Neues Kölsch für nur 8,73 Euro im Einkauf
Im März 2022 meldete Hollmanns Brauhaus GmbH Brauen und mehr… erstmals die Wort-/Bildmarke Rut Wiess Kölsch an. Jedoch weist der Bolten-Chef jede Eigeninitiative von sich. Er sagt: Die Idee hatte der langjährige Trinkgut-Einkäufer (INSIDE 913) Norbert Spenrath. Bekannt vorkommen dürfte sie Hollmann dennoch: Von 1973 bis 2003, also auch in seiner eigenen Hannen-Zeit, hielt die Gladbacher Brauerei die Marke Rut Wiess mit dem Slogan „Echt Kölsch“. Vor wenigen Wochen zündete Hollmann dann den Kölsch-Turbo: Die Optik wurde um den Claim „Aus Freude Aus Köln“ erweitert, die Marken-Anmeldung erneuert. Die Edeka vertreibt das Bier seit Ende April über die bereits 2021 gegründete 100%-Trinkgut-Tochter Rut Wiess Brau- Und Vertriebsgesellschaft MbH, an deren Spitze Edeka Rhein-Ruhr-Gf Marco Schäfer, 41, steht. Zusätzlich zum 3.000 hl großen Traugott Simon (Kölsch, Pils, Alt, Weizen, Schwarzbier) und den 7.000 hl Colonius für Netto stellt die Brauerei zur Malzmühle (u. a. Mühlen Kölsch, Sünner) dem Vernehmen nach auch Rut Wiess Kölsch her. Abfüller, in der 0,33 Liter-Bügelflasche: Bolten.

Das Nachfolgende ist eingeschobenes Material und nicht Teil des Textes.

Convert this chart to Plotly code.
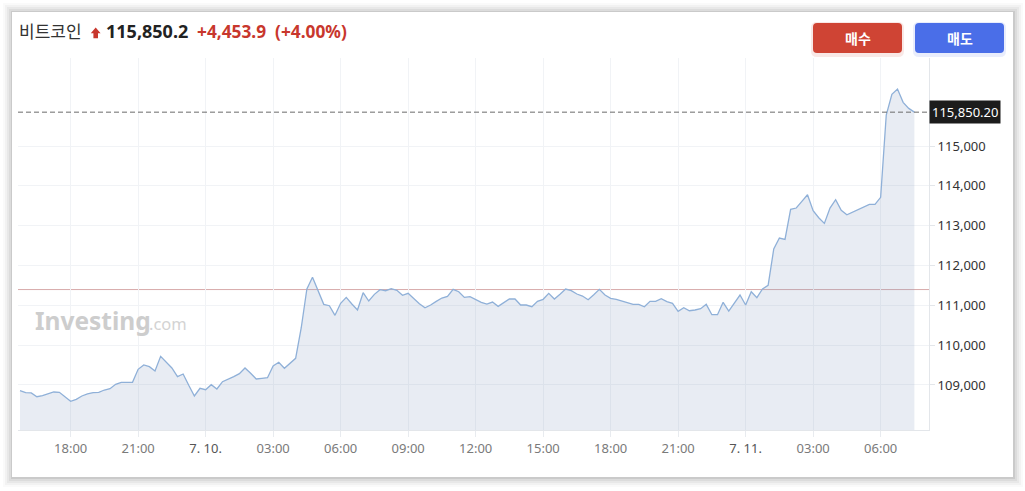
import plotly.graph_objects as go
import pandas as pd

# ---------------- data ----------------
start_time = "2025-07-09 15:45"
interval = "15min"
prices = [
    108857, 108807, 108800, 108706, 108731, 108774, 108824, 108816, 108699, 108590,
    108640, 108724, 108774, 108807, 108816, 108874, 108907, 109017, 109067, 109067,
    109067, 109393, 109502, 109460, 109351, 109720, 109577, 109427, 109209, 109276,
    108992, 108724, 108916, 108882, 109008, 108900, 109083, 109143, 109209, 109284,
    109427, 109293, 109151, 109168, 109183, 109477, 109570, 109419, 109552, 109670,
    110438, 111410, 111703, 111342, 111025, 110990, 110749, 111050, 111200, 111033,
    110883, 111317, 111108, 111276, 111393, 111367, 111417, 111376, 111251, 111301,
    111159, 111041, 110940, 111008, 111100, 111184, 111226, 111400, 111342, 111200,
    111217, 111151, 111076, 111033, 111083, 110975, 111076, 111159, 111159, 111008,
    111008, 110965, 111100, 111151, 111301, 111159, 111276, 111410, 111367, 111284,
    111234, 111142, 111267, 111400, 111259, 111176, 111151, 111109, 111066, 111025,
    111025, 110965, 111100, 111100, 111167, 111092, 111050, 110850, 110940, 110865,
    110883, 110915, 111025, 110765, 110765, 111076, 110857, 111058, 111259, 111008,
    111342, 111192, 111410, 111500, 112414, 112690, 112657, 113410, 113443, 113610,
    113777, 113375, 113199, 113058, 113443, 113651, 113384, 113275, 113342, 113418,
    113468, 113535, 113535, 113711, 115777, 116296, 116430, 116096, 115945, 115850.2,
]
times = pd.date_range(start_time, periods=len(prices), freq=interval)

title_name = "비트코인"
last_price = 115850.2
change_abs = 4453.9
change_pct = 4.00
prev_close = last_price - change_abs

y_tick_values = [109000, 110000, 111000, 112000, 113000, 114000, 115000]
x_tick_times = ["2025-07-09 18:00", "2025-07-09 21:00", "2025-07-10 00:00", "2025-07-10 03:00",
                "2025-07-10 06:00", "2025-07-10 09:00", "2025-07-10 12:00", "2025-07-10 15:00",
                "2025-07-10 18:00", "2025-07-10 21:00", "2025-07-11 00:00", "2025-07-11 03:00",
                "2025-07-11 06:00"]
x_tick_labels = ["18:00", "21:00", "7. 10.", "03:00", "06:00", "09:00", "12:00", "15:00",
                 "18:00", "21:00", "7. 11.", "03:00", "06:00"]
x_range = ["2025-07-09 15:39:40", "2025-07-11 08:09"]
y_range = [107870, 117210]
buy_label = "매수"
sell_label = "매도"

# ---------------- layout helpers ----------------
W, H = 1025, 491
L, R, T, B = 18, 929, 58, 430


def px(x):
    return (x - L) / (R - L)


def py(y):
    return (B - y) / (B - T)


def rrect(x0, y0, x1, y1, r):
    pts = [
        ("M", [(x0 + r, y0)]), ("L", [(x1 - r, y0)]), ("Q", [(x1, y0), (x1, y0 + r)]),
        ("L", [(x1, y1 - r)]), ("Q", [(x1, y1), (x1 - r, y1)]), ("L", [(x0 + r, y1)]),
        ("Q", [(x0, y1), (x0, y1 - r)]), ("L", [(x0, y0 + r)]), ("Q", [(x0, y0), (x0 + r, y0)]),
    ]
    s = ""
    for cmd, ps in pts:
        s += cmd + " " + " ".join(f"{px(a):.5f},{py(b):.5f}" for a, b in ps) + " "
    return s + "Z"


FONT = "Noto Sans, Noto Sans CJK KR, sans-serif"

fig = go.Figure()
fig.add_trace(go.Scatter(
    x=times, y=prices, mode="lines",
    line=dict(color="#8fb0d8", width=1.3),
    fill="tozeroy", fillcolor="rgba(140,160,195,0.2)",
    hoverinfo="skip", showlegend=False,
))

shapes = []
# card shadow
for d, a in [(9, 0.02), (7, 0.03), (5, 0.04), (3, 0.05), (1, 0.08)]:
    shapes.append(dict(type="rect", xref="paper", yref="paper", layer="below",
                       x0=px(12 - d), x1=px(1013 + d + 1), y0=py(12 - d), y1=py(477 + d + 1),
                       fillcolor=f"rgba(0,0,0,{a})", line=dict(width=0)))
shapes.append(dict(type="rect", xref="paper", yref="paper", layer="below",
                   x0=px(12), x1=px(1013), y0=py(12), y1=py(477),
                   fillcolor="white", line=dict(width=0)))
# buttons (soft shadow + body)
for (x0, x1, col, sh) in [(813, 902, "#cf4434", "rgba(207,68,52,0.12)"),
                          (915, 1004, "#4a6ee8", "rgba(74,110,232,0.12)")]:
    shapes.append(dict(type="path", xref="paper", yref="paper", layer="above",
                       path=rrect(x0 - 2, 22, x1 + 2, 57, 6), fillcolor=sh, line=dict(width=0)))
    shapes.append(dict(type="path", xref="paper", yref="paper", layer="above",
                       path=rrect(x0, 23, x1, 53, 4), fillcolor=col, line=dict(width=0)))
# up arrow
arrow = [(95.7, 27.6), (100.6, 33.2), (98.0, 33.2), (98.0, 38.3), (93.4, 38.3), (93.4, 33.2), (90.8, 33.2)]
shapes.append(dict(type="path", xref="paper", yref="paper", layer="above",
                   path="M " + " L ".join(f"{px(a):.5f},{py(b):.5f}" for a, b in arrow) + " Z",
                   fillcolor="#c8372d", line=dict(width=0)))
# previous close line
shapes.append(dict(type="line", xref="paper", yref="y", x0=0, x1=1, y0=prev_close, y1=prev_close,
                   line=dict(color="#d8aaaa", width=1), layer="below"))
# last price dashed line
shapes.append(dict(type="line", xref="paper", yref="y", x0=0, x1=1, y0=last_price, y1=last_price,
                   line=dict(color="#6b6b6b", width=1, dash="5px,3px"), layer="above"))

annotations = [
    dict(text=title_name, x=px(17), y=py(31.5), xref="paper", yref="paper", xanchor="left",
         yanchor="middle", showarrow=False, font=dict(family=FONT, size=17, color="#333333")),
    dict(text=f"<b>{last_price:,.1f}</b>", x=px(104), y=py(31.5), xref="paper", yref="paper",
         xanchor="left", yanchor="middle", showarrow=False,
         font=dict(family=FONT, size=18, color="#222222")),
    dict(text=f"<b>+{change_abs:,.1f}  (+{change_pct:.2f}%)</b>", x=px(195), y=py(31.5),
         xref="paper", yref="paper", xanchor="left", yanchor="middle", showarrow=False,
         font=dict(family=FONT, size=17.3, color="#c8372d")),
    dict(text=f"<b>{buy_label}</b>", x=px(857.5), y=py(38), xref="paper", yref="paper",
         xanchor="center", yanchor="middle", showarrow=False,
         font=dict(family=FONT, size=14, color="white")),
    dict(text=f"<b>{sell_label}</b>", x=px(959.5), y=py(38), xref="paper", yref="paper",
         xanchor="center", yanchor="middle", showarrow=False,
         font=dict(family=FONT, size=14, color="white")),
    dict(text="<b>Investing</b>", x=px(33), y=py(320), xref="paper", yref="paper",
         xanchor="left", yanchor="middle", showarrow=False,
         font=dict(family=FONT, size=24.5, color="#cdcdcd")),
    dict(text=".com", x=px(147), y=py(323), xref="paper", yref="paper",
         xanchor="left", yanchor="middle", showarrow=False,
         font=dict(family=FONT, size=16.5, color="#d3d3d3")),
    dict(text=f"{last_price:,.2f}", x=1, y=last_price, xref="paper", yref="y",
         xanchor="left", yanchor="middle", showarrow=False, bgcolor="#1c1c1c", borderpad=2,
         font=dict(family=FONT, size=13, color="white")),
]

tick_text = [f'<span style="color:#555555">{t}</span>' if "." in t else t for t in x_tick_labels]

fig.update_layout(
    width=W, height=H,
    margin=dict(l=L, r=W - R, t=T, b=H - B),
    paper_bgcolor="white", plot_bgcolor="rgba(0,0,0,0)",
    shapes=shapes, annotations=annotations,
    showlegend=False,
    font=dict(family=FONT),
    xaxis=dict(
        type="date", range=x_range,
        tickvals=pd.to_datetime(x_tick_times), ticktext=tick_text,
        showgrid=True, gridcolor="#f1f3f6", gridwidth=1,
        ticks="outside", ticklen=6, tickcolor="#e8ebef",
        showline=True, linecolor="#e3e6ea", linewidth=1,
        tickfont=dict(family=FONT, size=13, color="#7a7a7a"),
        zeroline=False, fixedrange=True,
    ),
    yaxis=dict(
        side="right", range=y_range,
        tickvals=y_tick_values, ticktext=[f"{v:,}" for v in y_tick_values],
        showgrid=True, gridcolor="#f1f3f6", gridwidth=1,
        ticks="outside", ticklen=5, tickcolor="#e3e6ea",
        showline=True, linecolor="#e3e6ea", linewidth=1,
        tickfont=dict(family=FONT, size=13, color="#333333"),
        zeroline=False, fixedrange=True,
    ),
)

fig.write_html("out.html", config={"displayModeBar": False},
               post_script="document.body.style.margin='0';")
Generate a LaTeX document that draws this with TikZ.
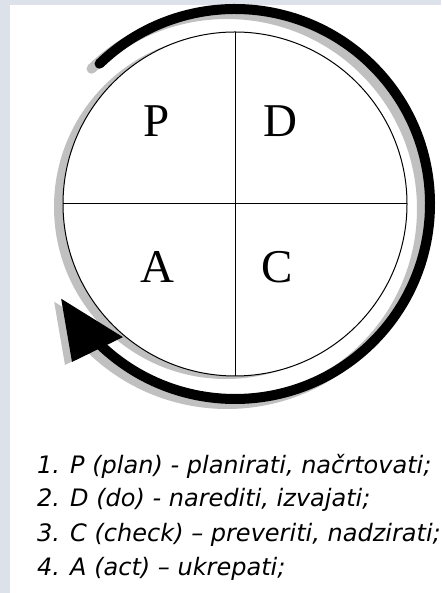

Bei Trinkgut existiert das Traugott-Kölsch (24x0,33 Liter für 11,49 Euro im Handel) zunächst parallel zu Rut Wiess. Die Neueinführung kostet die Kaufleute in der Bestellung über die Edeka per Handzettel laut INSIDERN erstaunlich erschwingliche 8,73 Euro, im Geschäft steht der Kasten dann für 13,99 Euro (20x0,33 Liter). INSIDER gehen davon aus, dass Rut Wiess vor allem gegen das mit 50.000 hl erfolgreiche Peters Kölsch von Radeberger zielt, das neben den Fass-Hektos genau wie Rut Wiess als 20x0,33 Liter- Bügelflasche im roten Kasten daherkommt. Edekas Problem mit Peters: Das Leergut gehört dem Kölner Fachgroßhändler-Verbund GHC e.G. und ist im Sommer chronisch knapp. Die neue Lösung laut INSIDERN: Aus recycelten und geschredderten Traugott Simon-Kisten werden die Rut Wiess-Kästen hergestellt. Gelabelt sind sie per Aufkleber – so kann Edeka sie im Misserfolgsfall schnell anderweitig nutzen.
Bislang sieht es aber gar nicht mal so schlecht aus: Einem Trinkgut-Händler zufolge läuft Rut Wiess Kölsch in den ersten Wochen „schon ganz gut mit“.